Once our model class is created, we can use the `.encode()` method. This method will encode all the documents that we pass to it. In our case, this is the approximately 22,000 descriptions from the TRC dataset. The `.encode()` method takes a single mandatory argument, a list of data to embed.

In [9]:
doc_embeddings = model.encode(documents)

Now that we have the vectors for each document, let's examine one.

In [22]:
doc_embeddings[0][:10]

array([-0.07123438,  0.00332592, -0.05571467,  0.08363085,  0.09066872,
        0.055036  ,  0.08029196,  0.0137071 ,  0.05912024,  0.06226279],
      dtype=float32)

As we can see, this looks remarkably similar to our word embeddings. While this is useful for examining mathematically comparing the similarity between documents, it can be difficult to parse this numerical data visually. For this reason, it is useful to flatten the data into 2 or 3 dimensions. This allows the data to be graphed. In the previous chapter, we learned how to flatten data with PCA. In this chapter, we will meet a new dimensionality reduction algorithm, UMAP.

## Flattening the Data

UMAP has gained popularity in recent years as a quick, effectively, and fairly accurate way to represent higher dimensional data in lower dimensions. In Python, we can access the UMAP algorithm through the UMAP library which can be installed with pip by typing the following command:

`pip install umap-learn`

Note the `-learn` after `umap`. This is very important as `umap` is an entirely different library.
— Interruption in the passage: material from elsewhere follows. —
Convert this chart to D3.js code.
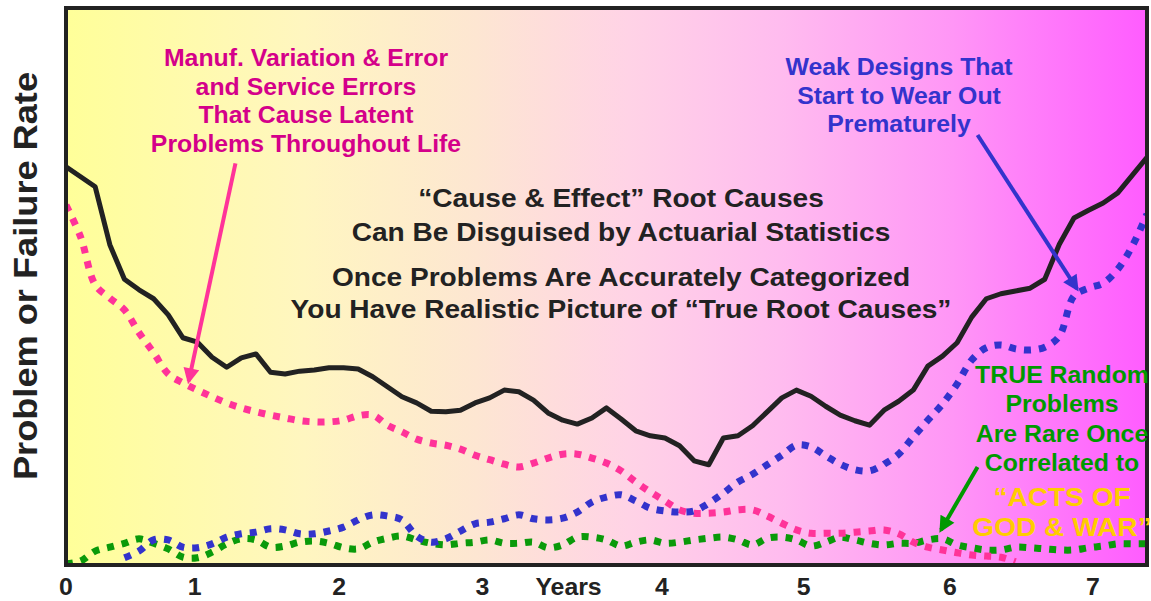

Once you have installed UMAP correctly, you can access the `UMAP` class. This will take several parameters that can be adjusted to yield different results.

In [14]:
umap_proj = umap.UMAP(n_neighbors=10,
                          min_dist=0.01,
                          metric='correlation').fit_transform(doc_embeddings)

## Isolating Clusters with HDBScan

Once our data has been flattened, we can automatically identify the number of clusters within it and assign documents to each cluster with the HDBScan algorithm.

In [15]:
hdbscan_labels = hdbscan.HDBSCAN(min_samples=2, min_cluster_size=3).fit_predict(umap_proj)
print(len(set(hdbscan_labels)))

2355


In [16]:
df["x"] = umap_proj[:, 0]
df["y"] = umap_proj[:, 1]
df["topic"] = hdbscan_labels
df.head(1)

Unnamed: 0,ObjectId,Last,First,Description,Place,Yr,Homeland,Province,Long,Lat,HRV,ORG,x,y,topic
0,1,AARON,Thabo Simon,An ANCYL member who was shot and severely inju...,Bethulie,1991.0,,Orange Free State,25.97552,-30.50329,shoot|injure,ANC|ANCYL|Police|SAP,3.326068,6.641037,-1


## Analyzing the Labels

Now that we have the labels loaded into our DataFrame, we can use Pandas to interrogate that data. Let's grab a topic and examine it. Here, we will examine topic 100.

In [21]:
for d in df.loc[df.topic == 100].Description.tolist():
    print(d)
    print()

A Dikwankwetla National Party (DNP) supporter and member of the QwaQwa parliament, had his house burnt down in Botshabelo, near Bloemfontein, on 19 August 1987. His home was again petrol-bombed in June 1990.

A Dikwankwetla National Party (DNP) supporter who had her house burnt down by UDF supporters in Botshabelo, near Bloemfontein, on 16 July 1989, allegedly because of her support for the DNP.

A local councillor and member of the Dikwankwetla National Party (DNP) who had his house burnt down by unidentified persons in Winburg, OFS, on 30 March 1990, allegedly because of his support for the DNP.

A councilor and a member of the Dikwankwetla National Party (DNP) who was seriously injured when he was stabbed, beaten and burnt by ANC supporters in Botshabelo, near Bloemfontein, on 29 January 1990. DNP members were frequently attacked at this time, allegedly because of the party’s support for the QwaQwa homeland government.

A supporter of the Dikwankwetla National Party (DNP) who lost h

Notice that topic 100 has 6 different documents in it. They are all a bit different, but clearly match in a few ways. First, they all involve the Dikwankwetla National Party (DNP). Second, they all involve the concept of arson or burning in some way. In some cases, this is to physical property, but in others it is to persons.